Developing the first 3D velocity structure model for the Macquire Ridge Complex

By collaborating with researchers from University of Cambridge, California Institute of Technology, Nanyang Technological University, University of Maine, University of Tasmania and Woods Hole Oceanographic Institution, we develop the first 3D seismic velocity model for the lithosphere of the Macquire Ridge Complex (MRC). MRC evolved from a spreading mid-ocean ridge and is dominated by a transpressional plate boundary. This unique ridge is composed entirely of oceanic crust and upper mantle rocks and has the most significant underwater strike-slip events on the planet occurring in the region, and the grand question of the possibility of incipient subduction, studying the deep structures in this region will not only be beneficial to the tsunami disaster mitigation and prevention for the Australian coast but only contribute to the understanding of the evolution of the solid Earth.

This study is the first journal contribution from research on the waveform dataset recorded by a temporary network of ocean-bottom seismometers (OBSs) our team deployed in the Furious Fifties near Macquarie Island during 2020–2021. Our study uses full-waveform ambient noise tomography to develop a 3-D S-wave velocity model for the crust and uppermost mantle of the central Macquarie Ridge Complex. To date, attempts to use a model that includes a water layer to undertake full waveform tomography are rare. It is one of the pioneering full-waveform inversion papers that includes a water layer. It is also a pioneering attempt to study the 3-D S-wave velocity structure of the crust and uppermost mantle along the entire ~1500-km-long MRC.

Our analysis reveals prominent high S-wave velocity anomalies along the central Macquarie segment. These high S-wave velocity anomalies may suggest the presence and distribution of deep-seated upper mantle rock in the crust, indicating that the lithosphere in this region has not been substantially reworked during obduction and incorporation within an orogenic belt.

Developing the first Lg-wave attenuation model for the crust of the whole Australian continent

We use Lg-waves recorded on vertical components by seismic stations deployed across and around the Australian continent to construct a high-resolution seismic attenuation model for the entire Australian crust, across multiple frequency bands. This crustal attenuation model not only offers an innovative approach to simulating high-frequency ground motion generated by earthquakes anywhere on the Australian continent, which has significant meaning for the construction of low-rise buildings, but it also addresses a long-standing geological question regarding the existence of the Tasman Line—an important feature tied to the formation mechanisms of the Australian continent.
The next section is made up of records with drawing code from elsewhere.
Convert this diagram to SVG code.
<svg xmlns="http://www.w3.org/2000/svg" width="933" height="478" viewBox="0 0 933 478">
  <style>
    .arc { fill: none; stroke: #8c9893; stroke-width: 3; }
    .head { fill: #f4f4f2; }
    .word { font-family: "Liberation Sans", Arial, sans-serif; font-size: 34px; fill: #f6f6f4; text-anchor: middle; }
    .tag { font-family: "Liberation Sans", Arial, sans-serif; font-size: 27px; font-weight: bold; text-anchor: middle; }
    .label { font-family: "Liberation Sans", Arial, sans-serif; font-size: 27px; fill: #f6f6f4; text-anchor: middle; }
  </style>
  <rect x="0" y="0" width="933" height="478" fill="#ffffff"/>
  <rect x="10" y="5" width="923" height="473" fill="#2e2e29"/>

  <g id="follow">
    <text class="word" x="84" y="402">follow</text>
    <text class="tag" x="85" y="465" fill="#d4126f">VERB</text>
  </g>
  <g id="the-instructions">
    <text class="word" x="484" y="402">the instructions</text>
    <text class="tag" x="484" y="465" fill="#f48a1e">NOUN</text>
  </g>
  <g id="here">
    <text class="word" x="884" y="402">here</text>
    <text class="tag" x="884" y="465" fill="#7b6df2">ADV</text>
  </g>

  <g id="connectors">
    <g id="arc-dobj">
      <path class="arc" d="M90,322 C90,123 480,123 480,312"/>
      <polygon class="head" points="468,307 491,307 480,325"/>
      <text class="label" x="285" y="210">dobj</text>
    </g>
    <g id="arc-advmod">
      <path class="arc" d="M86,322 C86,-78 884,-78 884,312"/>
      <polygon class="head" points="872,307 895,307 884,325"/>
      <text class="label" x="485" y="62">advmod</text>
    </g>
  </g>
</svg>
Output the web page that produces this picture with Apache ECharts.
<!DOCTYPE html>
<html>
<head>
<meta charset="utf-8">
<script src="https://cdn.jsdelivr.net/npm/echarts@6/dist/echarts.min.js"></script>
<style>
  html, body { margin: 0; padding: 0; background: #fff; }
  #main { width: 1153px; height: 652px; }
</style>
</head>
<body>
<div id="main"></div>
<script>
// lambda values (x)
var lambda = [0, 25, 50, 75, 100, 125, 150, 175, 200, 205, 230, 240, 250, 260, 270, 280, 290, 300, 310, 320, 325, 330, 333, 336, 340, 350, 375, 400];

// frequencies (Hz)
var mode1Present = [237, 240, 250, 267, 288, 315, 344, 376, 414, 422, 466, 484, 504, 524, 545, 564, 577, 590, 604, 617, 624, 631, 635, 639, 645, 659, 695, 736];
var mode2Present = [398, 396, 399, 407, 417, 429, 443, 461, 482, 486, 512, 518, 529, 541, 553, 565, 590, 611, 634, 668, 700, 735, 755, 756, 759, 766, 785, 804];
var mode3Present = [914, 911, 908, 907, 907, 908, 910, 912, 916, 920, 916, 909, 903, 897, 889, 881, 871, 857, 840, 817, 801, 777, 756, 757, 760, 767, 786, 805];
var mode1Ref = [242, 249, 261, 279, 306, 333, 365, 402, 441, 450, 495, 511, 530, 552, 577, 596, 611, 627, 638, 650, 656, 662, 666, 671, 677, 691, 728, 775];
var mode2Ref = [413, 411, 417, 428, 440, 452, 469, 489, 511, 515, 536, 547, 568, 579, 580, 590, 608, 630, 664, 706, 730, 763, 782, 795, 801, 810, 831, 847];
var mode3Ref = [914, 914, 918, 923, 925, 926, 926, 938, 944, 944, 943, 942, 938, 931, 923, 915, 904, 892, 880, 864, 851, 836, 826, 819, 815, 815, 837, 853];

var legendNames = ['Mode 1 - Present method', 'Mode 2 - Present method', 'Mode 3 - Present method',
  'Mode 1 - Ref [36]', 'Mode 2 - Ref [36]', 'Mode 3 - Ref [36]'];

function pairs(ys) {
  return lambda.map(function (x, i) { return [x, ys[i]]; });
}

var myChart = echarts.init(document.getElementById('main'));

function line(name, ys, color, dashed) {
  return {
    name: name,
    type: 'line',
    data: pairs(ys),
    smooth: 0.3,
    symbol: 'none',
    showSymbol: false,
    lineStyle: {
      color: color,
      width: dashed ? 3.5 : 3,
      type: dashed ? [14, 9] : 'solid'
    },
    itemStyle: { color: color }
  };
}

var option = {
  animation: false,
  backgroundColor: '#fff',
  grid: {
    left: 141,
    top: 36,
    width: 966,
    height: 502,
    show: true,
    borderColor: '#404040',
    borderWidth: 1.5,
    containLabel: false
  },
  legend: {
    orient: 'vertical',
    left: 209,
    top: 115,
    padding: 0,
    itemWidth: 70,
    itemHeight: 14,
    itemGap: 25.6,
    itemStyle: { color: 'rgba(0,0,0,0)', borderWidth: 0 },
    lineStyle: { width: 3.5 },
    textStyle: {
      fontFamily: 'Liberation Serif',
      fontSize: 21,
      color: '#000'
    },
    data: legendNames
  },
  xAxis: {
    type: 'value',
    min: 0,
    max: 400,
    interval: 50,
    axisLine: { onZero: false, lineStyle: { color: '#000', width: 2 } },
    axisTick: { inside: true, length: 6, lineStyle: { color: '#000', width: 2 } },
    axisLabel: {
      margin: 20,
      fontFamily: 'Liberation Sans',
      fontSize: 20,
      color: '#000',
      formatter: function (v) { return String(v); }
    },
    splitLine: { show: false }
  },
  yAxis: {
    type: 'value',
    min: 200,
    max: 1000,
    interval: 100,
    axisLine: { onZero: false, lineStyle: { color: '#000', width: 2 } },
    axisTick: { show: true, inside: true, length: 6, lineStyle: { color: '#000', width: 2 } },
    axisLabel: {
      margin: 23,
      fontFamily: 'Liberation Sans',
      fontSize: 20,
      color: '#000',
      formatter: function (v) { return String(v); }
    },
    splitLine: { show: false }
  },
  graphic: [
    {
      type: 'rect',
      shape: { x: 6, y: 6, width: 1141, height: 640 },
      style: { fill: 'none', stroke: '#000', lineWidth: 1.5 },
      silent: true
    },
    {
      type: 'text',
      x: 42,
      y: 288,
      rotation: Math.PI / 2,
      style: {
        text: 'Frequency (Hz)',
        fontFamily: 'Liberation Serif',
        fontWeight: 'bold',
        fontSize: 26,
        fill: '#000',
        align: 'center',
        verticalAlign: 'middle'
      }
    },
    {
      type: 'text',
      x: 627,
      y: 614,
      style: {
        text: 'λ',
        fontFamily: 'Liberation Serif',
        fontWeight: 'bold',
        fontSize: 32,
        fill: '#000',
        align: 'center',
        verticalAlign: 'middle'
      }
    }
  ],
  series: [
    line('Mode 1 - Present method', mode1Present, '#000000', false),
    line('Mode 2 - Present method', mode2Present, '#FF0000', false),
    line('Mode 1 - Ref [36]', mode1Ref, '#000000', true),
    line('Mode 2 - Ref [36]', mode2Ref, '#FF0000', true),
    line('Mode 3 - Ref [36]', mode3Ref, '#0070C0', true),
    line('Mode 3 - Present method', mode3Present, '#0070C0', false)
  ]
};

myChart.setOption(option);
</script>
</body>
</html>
Our new model reveals a clear boundary between the eastern and western parts of the Australian continent, thereby confirming the existence of the Tasman Line and providing valuable insights into the ongoing evolution of Australia in response to tectonic plate movements

Exploring the uppermost mantle structure of the Australian continent

We use a large dataset of Sn-wave traveltimes to perform a tomographic inversion of the 3D velocity structure in the uppermost mantle beneath the entire Australian continent. To address the challenge of inaccurate travel-time picking caused by the influence of P-coda waves, we develop and apply an innovative method for reliably identifying the onsets of Sn waves in this research. Based on this high-resolution S-wave velocity model, we identify several regions of extremely low wave speed along the entire eastern coastline, which may indicate remnants of a mantle plume in the uppermost mantle. These low-velocity anomalies are closely associated with the distribution of volcanoes along the coast, providing valuable insights into the geological evolution of the Australian continent.